JUSTO ALDÚ

EL SILENCIO COMO LENGUAJE O LA ELOCUENCIA DE LO AUSENTE. (ensayo breve)

Hay lenguajes que no necesitan diccionarios. El silencio, por ejemplo, no tiene gramática explícita, pero en su desnudez articula significados que a menudo superan la elocuencia del discurso, como en el amor. Quien calla no siempre está vacío: a veces su mutismo es un grito contenido, otras un refugio, un arma o un puente invisible. En tiempos donde la palabra abunda —en discursos políticos, en redes sociales, en la conversación trivial— el silencio se convierte en un signo extraño, perturbador, revelador.

 

Mahatma Gandhi, en su política de la no violencia, comprendió el poder del silencio. Su lucha no fue la del estruendo, sino la de la resistencia pacífica, donde cada acto de callar ante la agresión se volvía un espejo incómodo para el agresor. El silencio era disciplina interior: no responder con insulto ni con violencia significaba afirmar un mensaje aún más profundo que la réplica. Gandhi practicaba jornadas de silencio absoluto como forma de meditación, convencido de que en la pausa se aquieta la mente y se afila la voluntad. Para él, callar no era huir, sino confrontar de otro modo: mostrando que la fuerza verdadera no necesita ruido para ser firme.

 

En el terreno digital, el silencio también tiene múltiples máscaras. “Dejar en visto” es una de las nuevas formas de comunicar sin palabras. Quien recibe el doble check azul o la confirmación de lectura y no obtiene respuesta, no recibe vacío sino un mensaje ambiguo, a veces más doloroso que una contestación fría. Ese silencio puede significar rechazo, indiferencia, saturación, incluso poder: quien calla maneja el ritmo de la conversación. Así, en la era de la hiperconexión, el silencio se vuelve un signo de control. No obstante, también puede ser protección: rehusar a entrar en una espiral de violencia verbal, elegir el silencio para no encender más fuegos. En el fondo, el “visto” es el equivalente moderno a bajar la mirada o abandonar la sala: un gesto cargado de mensaje.

 

En la poesía, el silencio es un recurso esencial. El verso calla tanto como dice. Las pausas, los espacios en blanco, los puntos suspensivos y los silencios rítmicos se convierten en resonancias que prolongan la voz del poema más allá de la tinta. La ausencia de palabra permite que el lector complete lo que no se nombra: la sugerencia vale más que la descripción. En el haiku japonés, por ejemplo, el silencio es compañero inseparable de la imagen breve; en la poesía mística, el silencio es lo inefable, aquello que ningún lenguaje logra encerrar. El poema se sabe incompleto, y en ese hueco el silencio se convierte en lenguaje compartido entre autor y lector.

 

Lo común entre Gandhi, las redes sociales y la poesía es que el silencio no es pasividad. Es acción, estrategia, resistencia, invitación. Quien calla comunica, a veces más de lo que desearía. Y el receptor, ante ese vacío lleno, interpreta, imagina, sospecha. La clave está en el fondo: el silencio revela la tensión entre lo dicho y lo no dicho, entre lo que se expresa y lo que se guarda. Su potencia radica en que no se puede ignorar: todo silencio es leído.

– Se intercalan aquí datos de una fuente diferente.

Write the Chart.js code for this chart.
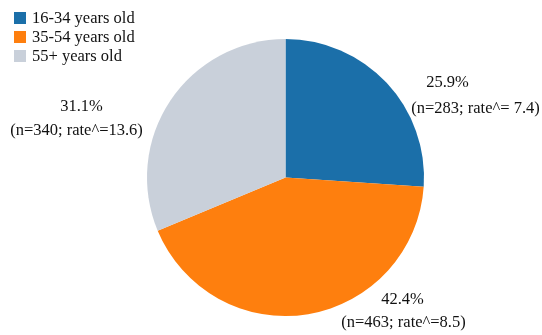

En conclusión, el silencio como lenguaje es una paradoja fértil: un hablar sin palabras que revela tanto la interioridad del individuo como las dinámicas de poder en sociedad. Gandhi lo utilizó como arma espiritual; las redes lo han transformado en un gesto ambiguo de presencia y ausencia; la poesía lo celebra como espacio de revelación estética. Un buen poema toca más sentimientos que un diálogo. En el amor a veces las palabras sobran. En todos los casos, el silencio sigue siendo un espejo: muestra al otro sus propias expectativas, sus miedos y su deseo de escuchar lo que no se dice. Y en ese reflejo, quizás comprendemos que callar no siempre es perder la voz, sino aprender a escuchar lo que realmente importa, porque hoy día vivimos atrapados entre redes sociales y notificaciones con un impacto psicosocial enorme.